TASK BRIEF: Identify each line holding the string "this" and copy it.

Rows from a dataset of charts and code:
======

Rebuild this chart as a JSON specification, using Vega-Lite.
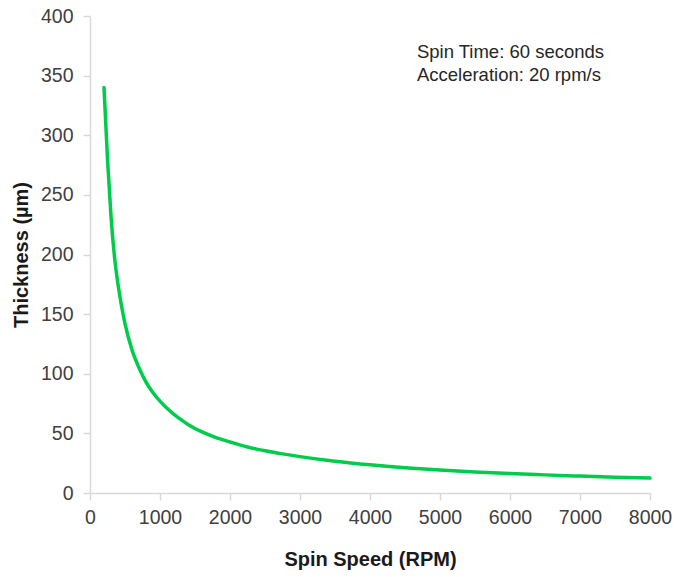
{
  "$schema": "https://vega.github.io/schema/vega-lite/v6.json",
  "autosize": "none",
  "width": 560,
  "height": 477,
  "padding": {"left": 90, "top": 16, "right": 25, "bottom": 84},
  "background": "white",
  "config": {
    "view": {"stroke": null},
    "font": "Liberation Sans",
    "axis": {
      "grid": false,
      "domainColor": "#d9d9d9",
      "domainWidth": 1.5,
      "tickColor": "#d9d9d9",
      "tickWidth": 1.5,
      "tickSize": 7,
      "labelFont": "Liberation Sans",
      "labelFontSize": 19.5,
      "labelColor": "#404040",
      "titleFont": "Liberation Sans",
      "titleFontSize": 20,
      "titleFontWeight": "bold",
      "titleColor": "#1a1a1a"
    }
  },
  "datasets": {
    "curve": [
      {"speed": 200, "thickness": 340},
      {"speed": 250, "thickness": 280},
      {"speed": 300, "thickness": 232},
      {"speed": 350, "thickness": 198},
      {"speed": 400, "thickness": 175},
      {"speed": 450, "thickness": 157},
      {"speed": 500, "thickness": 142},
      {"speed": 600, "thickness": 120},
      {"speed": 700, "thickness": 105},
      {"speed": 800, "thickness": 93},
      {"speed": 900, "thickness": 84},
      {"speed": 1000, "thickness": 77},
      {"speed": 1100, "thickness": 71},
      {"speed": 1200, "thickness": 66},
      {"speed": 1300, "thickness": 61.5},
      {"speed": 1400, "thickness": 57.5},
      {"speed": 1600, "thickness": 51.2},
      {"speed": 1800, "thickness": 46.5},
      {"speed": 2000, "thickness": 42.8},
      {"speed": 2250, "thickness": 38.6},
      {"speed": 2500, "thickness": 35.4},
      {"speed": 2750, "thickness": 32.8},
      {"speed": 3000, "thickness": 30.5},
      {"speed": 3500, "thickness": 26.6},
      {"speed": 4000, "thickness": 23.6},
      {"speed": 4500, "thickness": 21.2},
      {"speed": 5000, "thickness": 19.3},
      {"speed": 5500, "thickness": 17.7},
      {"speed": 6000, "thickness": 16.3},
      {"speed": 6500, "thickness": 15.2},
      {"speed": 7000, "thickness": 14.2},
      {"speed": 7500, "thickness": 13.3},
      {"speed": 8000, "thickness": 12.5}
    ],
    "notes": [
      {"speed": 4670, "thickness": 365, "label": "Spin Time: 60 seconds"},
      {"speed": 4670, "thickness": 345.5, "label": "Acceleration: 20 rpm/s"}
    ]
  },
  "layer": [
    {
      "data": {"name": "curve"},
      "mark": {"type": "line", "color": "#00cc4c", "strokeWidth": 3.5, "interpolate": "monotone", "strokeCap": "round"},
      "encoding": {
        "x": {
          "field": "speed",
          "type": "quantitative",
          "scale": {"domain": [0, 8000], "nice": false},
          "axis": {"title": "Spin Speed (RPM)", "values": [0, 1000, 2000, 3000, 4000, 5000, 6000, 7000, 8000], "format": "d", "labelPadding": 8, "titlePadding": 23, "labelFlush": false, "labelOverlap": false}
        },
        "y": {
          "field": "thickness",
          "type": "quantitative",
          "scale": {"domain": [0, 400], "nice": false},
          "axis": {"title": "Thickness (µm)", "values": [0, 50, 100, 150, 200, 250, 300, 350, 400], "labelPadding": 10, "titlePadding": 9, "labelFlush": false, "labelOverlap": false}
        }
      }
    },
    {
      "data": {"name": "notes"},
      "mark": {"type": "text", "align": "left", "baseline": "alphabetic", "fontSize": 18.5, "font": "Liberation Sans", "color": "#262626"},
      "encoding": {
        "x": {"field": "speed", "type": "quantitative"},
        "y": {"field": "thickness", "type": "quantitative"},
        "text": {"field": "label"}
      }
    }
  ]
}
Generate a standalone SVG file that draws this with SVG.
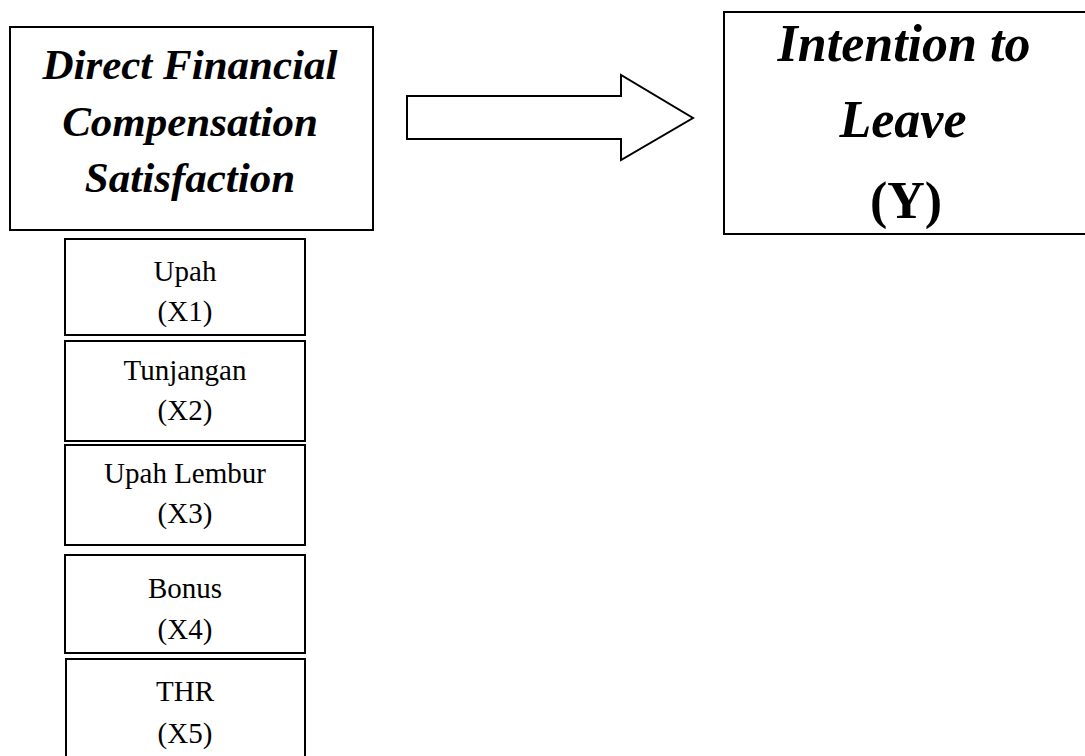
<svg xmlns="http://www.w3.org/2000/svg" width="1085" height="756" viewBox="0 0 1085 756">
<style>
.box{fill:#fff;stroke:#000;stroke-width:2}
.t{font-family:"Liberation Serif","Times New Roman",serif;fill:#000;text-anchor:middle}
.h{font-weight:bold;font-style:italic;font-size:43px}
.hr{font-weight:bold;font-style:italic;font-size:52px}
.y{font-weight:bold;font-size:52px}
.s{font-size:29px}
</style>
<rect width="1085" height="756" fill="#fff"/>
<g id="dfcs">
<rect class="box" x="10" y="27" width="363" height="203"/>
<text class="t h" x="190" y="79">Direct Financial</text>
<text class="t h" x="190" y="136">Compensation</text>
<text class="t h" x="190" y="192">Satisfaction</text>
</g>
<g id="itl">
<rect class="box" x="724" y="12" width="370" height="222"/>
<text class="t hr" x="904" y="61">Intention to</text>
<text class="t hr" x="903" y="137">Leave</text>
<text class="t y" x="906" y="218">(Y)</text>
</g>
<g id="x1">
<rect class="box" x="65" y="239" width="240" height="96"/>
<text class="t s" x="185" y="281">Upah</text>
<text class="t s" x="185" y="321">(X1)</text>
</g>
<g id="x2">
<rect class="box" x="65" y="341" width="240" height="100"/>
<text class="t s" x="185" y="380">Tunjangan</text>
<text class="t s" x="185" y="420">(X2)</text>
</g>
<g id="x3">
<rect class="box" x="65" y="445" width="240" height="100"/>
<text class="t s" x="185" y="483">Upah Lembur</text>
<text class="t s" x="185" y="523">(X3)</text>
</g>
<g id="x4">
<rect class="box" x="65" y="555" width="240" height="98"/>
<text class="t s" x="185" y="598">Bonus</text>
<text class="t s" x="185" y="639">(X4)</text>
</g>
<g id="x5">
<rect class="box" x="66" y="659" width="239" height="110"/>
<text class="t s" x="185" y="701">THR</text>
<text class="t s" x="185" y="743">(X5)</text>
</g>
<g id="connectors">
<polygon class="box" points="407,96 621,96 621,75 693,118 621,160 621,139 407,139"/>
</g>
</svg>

======

EXERCISE ANSWER:
Rebuild this chart as a JSON specification, using Vega-Lite.
Generate a standalone SVG file that draws this with SVG.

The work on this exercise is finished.